Cluster 2 features 1.8 million well-rated Kindle books `(avg. rating 4.28, 7.7 reviews)` from known authors like kate hoffmann.

Cluster 3 represents 2.5 million solid mid-tier books `(avg. rating 4.20, 10.5 reviews)` from brands like pennzoni.

Cluster 4 contains 2.4 million fashion items with the highest review count `(avg. rating 4.08, 15.8 reviews)`, primarily from unknown brands in amazon fashion.

On a more statistical point of view, an `inverse relationships` between brand prominence and review volume appears to emerge, and the highest-rated clusters are not the largest, indicating quality does not scale linearly with popularity.

In [27]:
additional

cluster,top_brand_id,top_brand_name,top_category_name,top_category_id
i32,list[u32],list[str],list[str],list[u32]
0,[708484],"[""abundant earth works""]","[""books""]",[200611]
1,[3541601],"[""vipmvpup""]","[""books""]",[200611]
2,[2163190],"[""kate hoffmann (author) format: kindle edition""]","[""books""]",[200611]
3,[1128601],"[""pennzoni""]","[""books""]",[200611]
4,[0],"[""unknown""]","[""amazon fashion""]",[200620]
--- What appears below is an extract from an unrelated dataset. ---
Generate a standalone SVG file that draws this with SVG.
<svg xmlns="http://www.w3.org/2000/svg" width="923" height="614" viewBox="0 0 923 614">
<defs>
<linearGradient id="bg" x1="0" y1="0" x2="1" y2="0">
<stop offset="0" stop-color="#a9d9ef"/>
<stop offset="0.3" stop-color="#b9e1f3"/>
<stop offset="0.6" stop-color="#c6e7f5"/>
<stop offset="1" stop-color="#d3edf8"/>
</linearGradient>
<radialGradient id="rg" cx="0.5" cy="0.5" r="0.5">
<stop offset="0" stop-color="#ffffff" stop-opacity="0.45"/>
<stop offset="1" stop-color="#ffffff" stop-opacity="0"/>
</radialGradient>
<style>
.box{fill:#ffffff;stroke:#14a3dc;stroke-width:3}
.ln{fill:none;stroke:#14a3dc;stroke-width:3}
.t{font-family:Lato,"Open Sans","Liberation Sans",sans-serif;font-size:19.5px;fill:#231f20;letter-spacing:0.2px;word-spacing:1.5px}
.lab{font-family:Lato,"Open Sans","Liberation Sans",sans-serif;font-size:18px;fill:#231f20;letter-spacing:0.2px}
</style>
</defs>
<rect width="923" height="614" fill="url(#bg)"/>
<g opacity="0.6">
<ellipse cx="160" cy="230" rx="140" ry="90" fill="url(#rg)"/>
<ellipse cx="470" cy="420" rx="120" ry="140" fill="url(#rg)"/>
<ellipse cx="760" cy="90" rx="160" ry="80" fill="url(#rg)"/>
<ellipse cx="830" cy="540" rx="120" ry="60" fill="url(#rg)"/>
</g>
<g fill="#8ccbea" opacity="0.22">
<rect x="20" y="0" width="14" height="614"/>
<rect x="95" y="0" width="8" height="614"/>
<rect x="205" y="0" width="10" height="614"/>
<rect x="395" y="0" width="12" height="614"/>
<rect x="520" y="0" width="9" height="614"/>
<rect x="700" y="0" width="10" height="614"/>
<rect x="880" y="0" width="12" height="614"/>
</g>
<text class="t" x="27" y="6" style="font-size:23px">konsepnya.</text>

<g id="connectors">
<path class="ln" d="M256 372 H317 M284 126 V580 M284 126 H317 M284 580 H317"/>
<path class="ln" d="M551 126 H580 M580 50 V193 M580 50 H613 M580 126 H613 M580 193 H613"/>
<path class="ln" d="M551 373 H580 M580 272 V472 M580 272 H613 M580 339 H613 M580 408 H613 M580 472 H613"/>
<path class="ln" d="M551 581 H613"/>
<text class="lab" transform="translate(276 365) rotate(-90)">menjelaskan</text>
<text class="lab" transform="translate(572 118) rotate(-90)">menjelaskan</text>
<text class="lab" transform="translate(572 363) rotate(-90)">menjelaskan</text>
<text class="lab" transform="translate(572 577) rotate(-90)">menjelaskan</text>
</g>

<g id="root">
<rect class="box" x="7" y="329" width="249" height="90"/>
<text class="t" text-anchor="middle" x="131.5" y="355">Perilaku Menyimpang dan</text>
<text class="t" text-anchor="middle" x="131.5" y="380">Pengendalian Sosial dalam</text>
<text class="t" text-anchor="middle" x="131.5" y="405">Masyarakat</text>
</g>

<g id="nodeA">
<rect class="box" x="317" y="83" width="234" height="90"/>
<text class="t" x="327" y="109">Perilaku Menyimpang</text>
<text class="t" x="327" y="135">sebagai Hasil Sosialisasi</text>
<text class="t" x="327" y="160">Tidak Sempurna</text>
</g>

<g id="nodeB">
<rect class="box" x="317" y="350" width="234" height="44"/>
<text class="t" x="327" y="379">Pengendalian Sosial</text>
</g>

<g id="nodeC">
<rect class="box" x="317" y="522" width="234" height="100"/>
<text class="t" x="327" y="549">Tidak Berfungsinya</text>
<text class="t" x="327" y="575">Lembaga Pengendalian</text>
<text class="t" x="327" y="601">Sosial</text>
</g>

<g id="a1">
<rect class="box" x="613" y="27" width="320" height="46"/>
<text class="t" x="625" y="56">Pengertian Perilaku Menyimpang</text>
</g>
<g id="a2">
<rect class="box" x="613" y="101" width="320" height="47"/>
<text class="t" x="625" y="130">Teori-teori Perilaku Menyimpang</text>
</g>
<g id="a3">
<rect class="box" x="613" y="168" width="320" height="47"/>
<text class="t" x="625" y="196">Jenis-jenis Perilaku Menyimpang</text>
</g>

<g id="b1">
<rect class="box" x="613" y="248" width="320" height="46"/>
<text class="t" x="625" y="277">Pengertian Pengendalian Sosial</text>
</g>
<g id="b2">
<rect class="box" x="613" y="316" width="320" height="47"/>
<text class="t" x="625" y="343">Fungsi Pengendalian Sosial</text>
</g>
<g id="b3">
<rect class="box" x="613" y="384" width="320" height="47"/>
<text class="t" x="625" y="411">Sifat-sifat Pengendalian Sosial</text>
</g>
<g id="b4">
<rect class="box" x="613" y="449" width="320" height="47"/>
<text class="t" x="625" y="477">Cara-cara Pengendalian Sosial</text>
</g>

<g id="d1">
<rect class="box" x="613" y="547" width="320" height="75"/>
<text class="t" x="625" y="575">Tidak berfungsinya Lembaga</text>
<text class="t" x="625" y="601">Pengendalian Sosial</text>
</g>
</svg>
Furthermore, this clustering reveals a clear inverse relationship between scale and satisfaction across the five clusters (0–4). 

Cluster 0 `(4.90 M, "Abundant Earth Works" Books)` sits at a middling 4.099 rating with 13.11 reviews, suggesting broad but tepid enthusiasm. 

Cluster 1 `(1.52 M items; "vipmvpup" Books)` tops the rankings with a 4.325 mean rating yet only 6.13 reviews, indicating a small but highly loyal audience. 

Cluster 2 `(1.82 M "Kate Hoffmann" Books)` follows closely with a 4.279 rating and 7.71 reviews, characteristic of mid-tier bestsellers. 


Cluster 3 `(2.57 M "Pennzoni" Books)` strikes a balance, 4.201 rating and 10.55 reviews—reflecting steady engagement from established brands. 


Finally, Cluster 4 `(24.55 M "Unknown" Amazon Fashion)` commands the highest review volume (15.81) yet the lowest satisfaction (4.077), underscoring that mass exposure often dilutes quality perception.


Statistically, the highest-rated clusters are the smallest and most niche, while the largest, most generic segments trade premium appeal for sheer scale.